Subjects were brought into the testing room in groups of not more 
than six. The apparatus was displayed, and the experimental nature of 
the testing explained briefly prior to issuing the verbal instructions. 
Instructions emphasized the nature of the stimuli, what was required of 
the subject in the way of response, and the operation of the apparatus 
itself. Subjects were then given the opportunity to ask questions 
about the test and procedure, and to decline participation if they so 
desired. They were then asked to wait outside the room and were brought 
in for testing one by one. The instructions for the test were then 
reviewed with each individual as he was seated at the response box 
prior to commencement of the experiment. 

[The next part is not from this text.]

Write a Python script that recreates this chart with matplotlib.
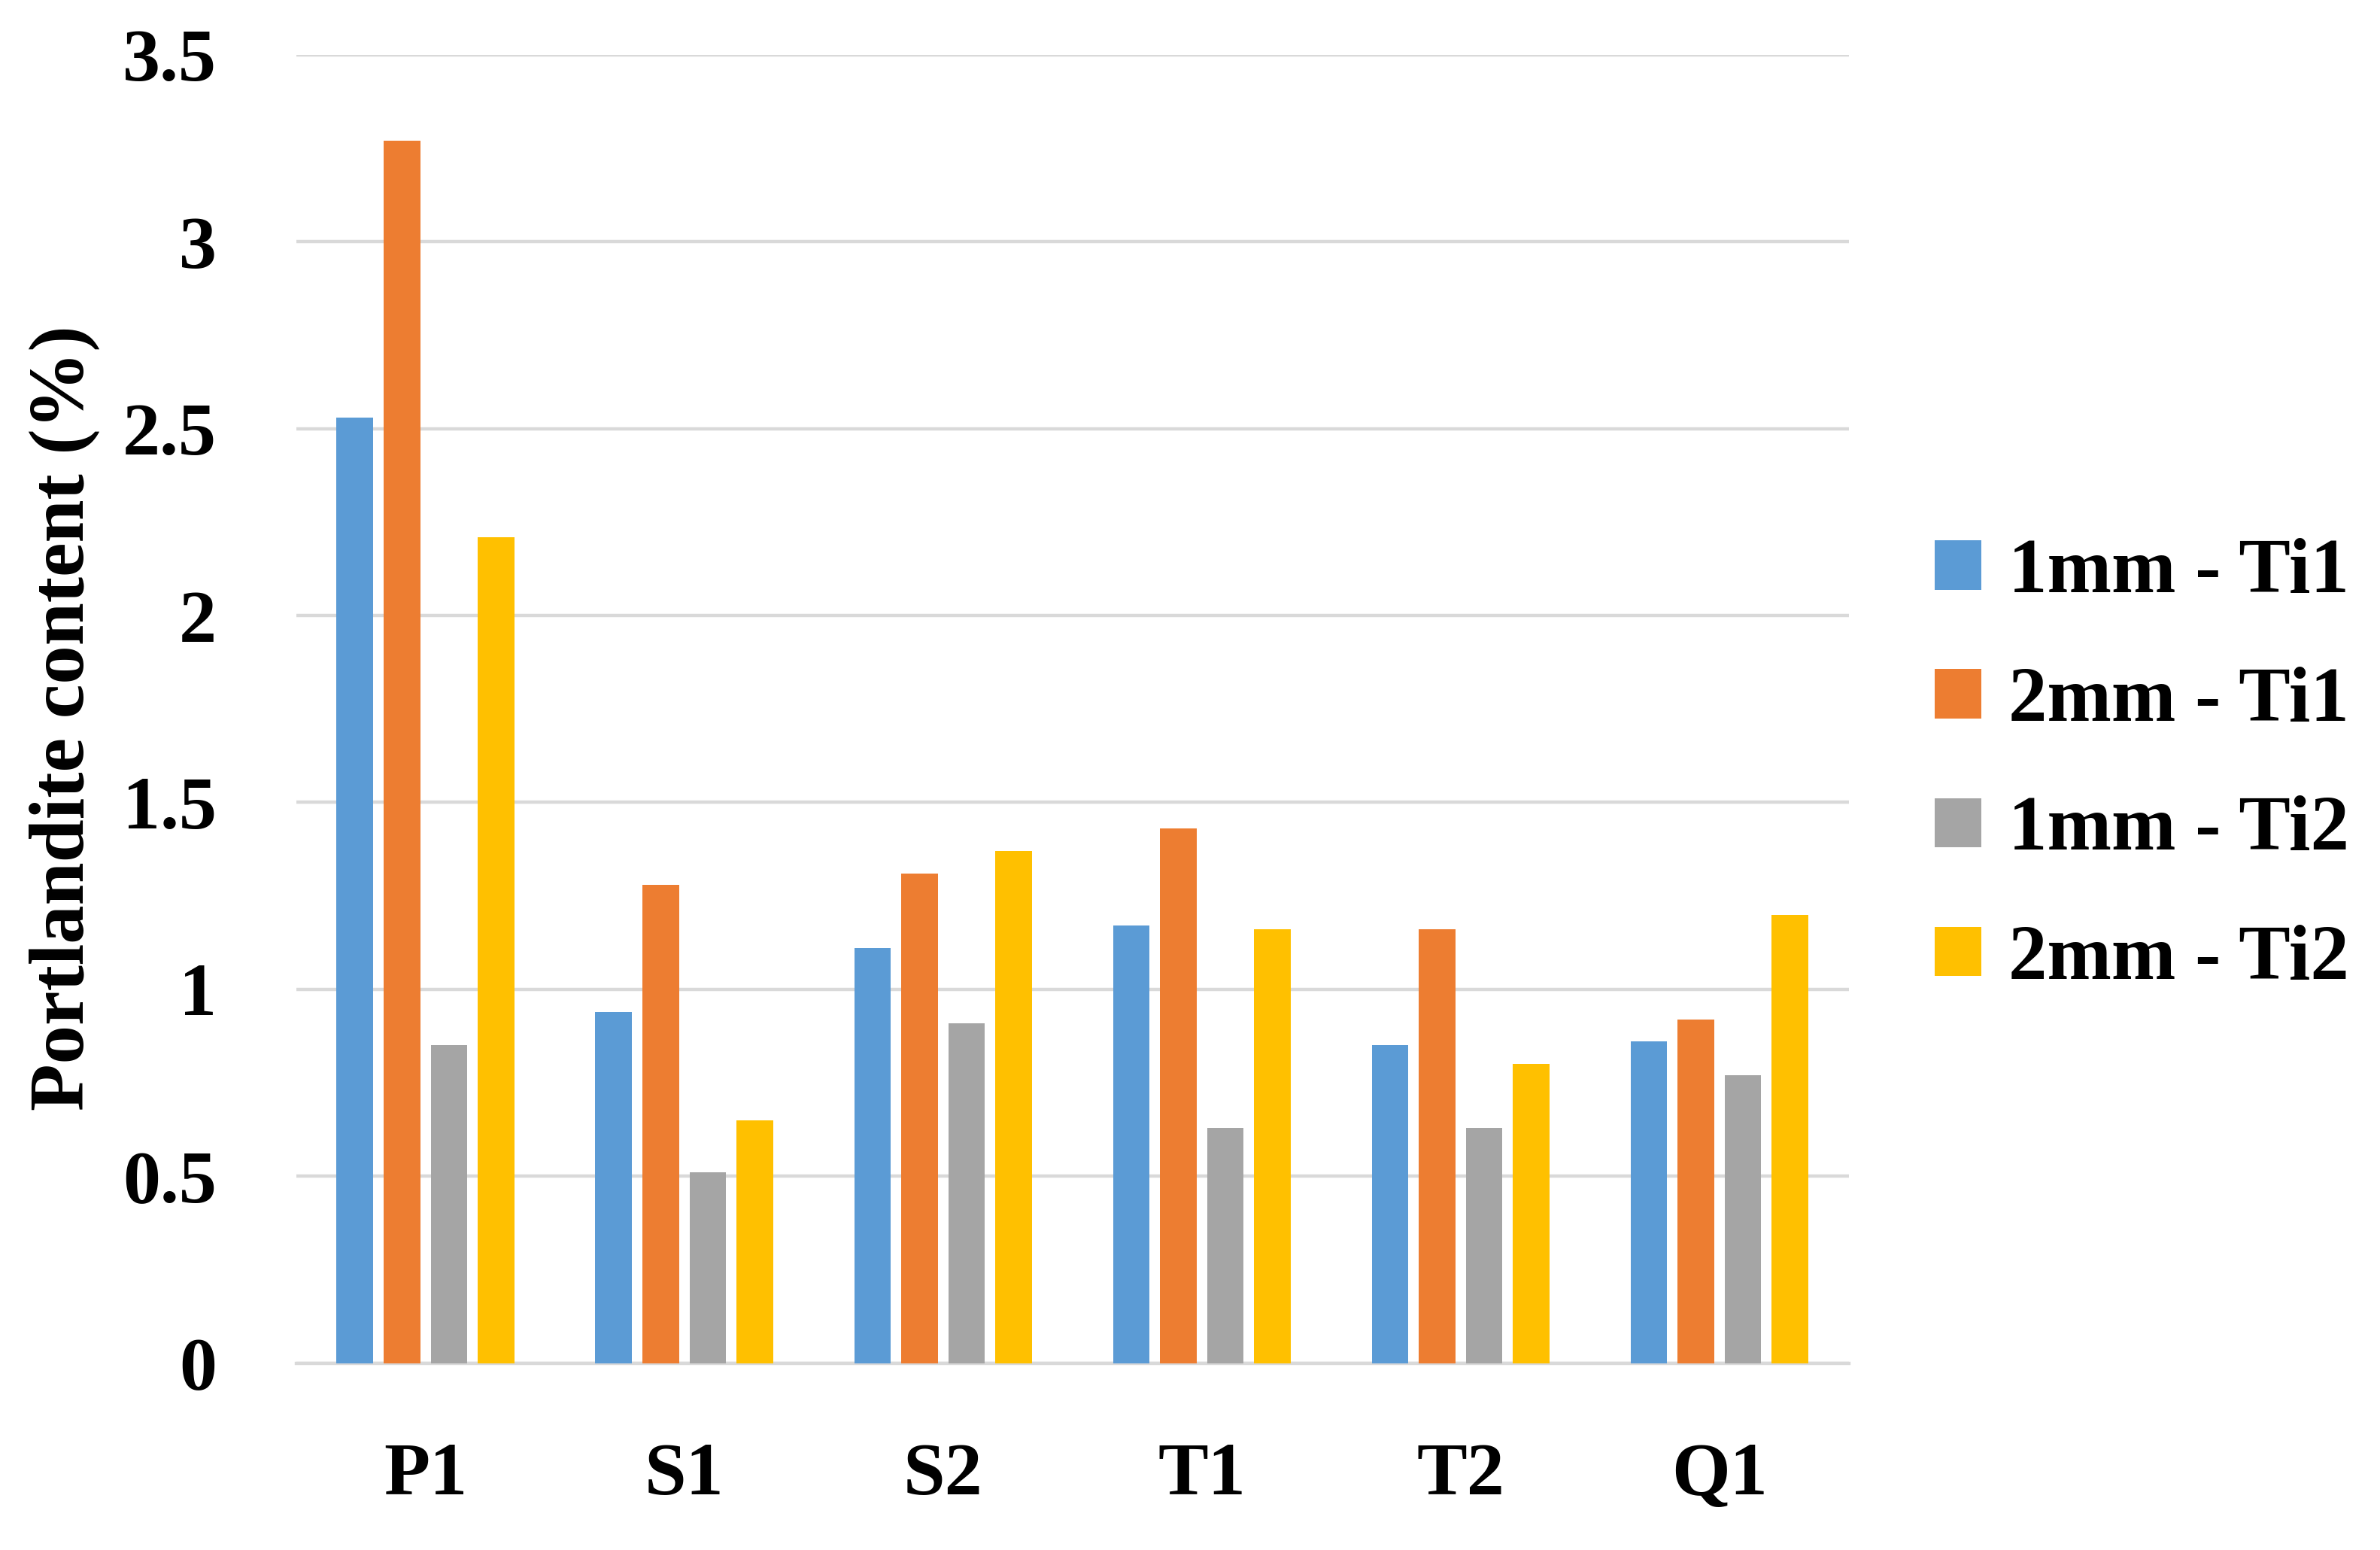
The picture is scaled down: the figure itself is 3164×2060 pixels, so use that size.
import matplotlib
matplotlib.use("Agg")
import matplotlib.pyplot as plt
import numpy as np

categories = ["P1", "S1", "S2", "T1", "T2", "Q1"]
series_names = ["1mm - Ti1", "2mm - Ti1", "1mm - Ti2", "2mm - Ti2"]
s_1mm_ti1 = [2.53, 0.94, 1.11, 1.17, 0.85, 0.86]
s_2mm_ti1 = [3.27, 1.28, 1.31, 1.43, 1.16, 0.92]
s_1mm_ti2 = [0.85, 0.51, 0.91, 0.63, 0.63, 0.77]
s_2mm_ti2 = [2.21, 0.65, 1.37, 1.16, 0.80, 1.20]
colors = ["#5b9bd5", "#ed7d31", "#a5a5a5", "#ffc000"]
yticks = [0, 0.5, 1, 1.5, 2, 2.5, 3, 3.5]
ytick_labels = ["0", "0.5", "1", "1.5", "2", "2.5", "3", "3.5"]

plt.rcParams['font.family'] = ['Liberation Serif', 'DejaVu Serif']
plt.rcParams['font.weight'] = 'bold'

fig = plt.figure(figsize=(15.82, 10.30), dpi=200)
ax = fig.add_axes([0.1244, 0.1205, 0.6524, 0.8442])

data = [s_1mm_ti1, s_2mm_ti1, s_1mm_ti2, s_2mm_ti2]
x = np.arange(len(categories))
slot = 0.182
bw = 0.141
handles = []
for i, (vals, c, name) in enumerate(zip(data, colors, series_names)):
    h = ax.bar(x + (i - 1.5) * slot, vals, width=bw, color=c, label=name, zorder=3)
    handles.append(h)

ax.set_xlim(-0.5, len(categories) - 0.5)
ax.set_ylim(0, 3.5)
ax.set_yticks(yticks)
ax.set_yticklabels(ytick_labels)
ax.set_xticks(x)
ax.set_xticklabels(categories)
ax.tick_params(axis='y', length=0, pad=38, labelsize=36)
ax.tick_params(axis='x', length=0, pad=38, labelsize=36)
for lab in ax.get_yticklabels() + ax.get_xticklabels():
    lab.set_fontweight('bold')

ax.yaxis.grid(True, color="#d9d9d9", linewidth=1.6, zorder=0)
ax.set_axisbelow(True)
for s in ["top", "right", "left"]:
    ax.spines[s].set_visible(False)
ax.spines["bottom"].set_color("#d9d9d9")
ax.spines["bottom"].set_linewidth(1.6)

fig.text(0.027, 0.537, "Portlandite content (%)", rotation=90, ha='center', va='center',
         fontsize=37, fontweight='bold')

leg = fig.legend(handles=handles, labels=series_names, loc='center left',
                 bbox_to_anchor=(0.813, 0.5054), frameon=False,
                 borderpad=0, borderaxespad=0,
                 handlelength=0.6, handleheight=0.6, handletextpad=0.35,
                 labelspacing=0.75, prop={'weight': 'bold', 'size': 37})

fig.savefig("out.png", dpi=200, facecolor="white")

Stimulus pairs were then presented one by one on the viewing 
screen for his test condition. Each group of six pairs was presented 
in 10 consecutive trials with no break between groups. As a subject 
selected the figure in each pair that he thought was correct, he pressed 
the corresponding (right or left) response button in front of him. 
Correct responses were reinforced by a small light in front of the view 
screen, while incorrect responses received no reinformcement. 

As testing was in progress, the experimenter stood behind the sub- 
ject and recorded his responses on an answer sheet. Responses were 
also recorded electrically on a two-channel Brush recorder. Upon com- 
pletion of the test, the subject was cautioned not to discuss anything 
he had seen or done in the test with those who had not yet been tested. 
This request was repeated to the entire group after all had been through 
the test.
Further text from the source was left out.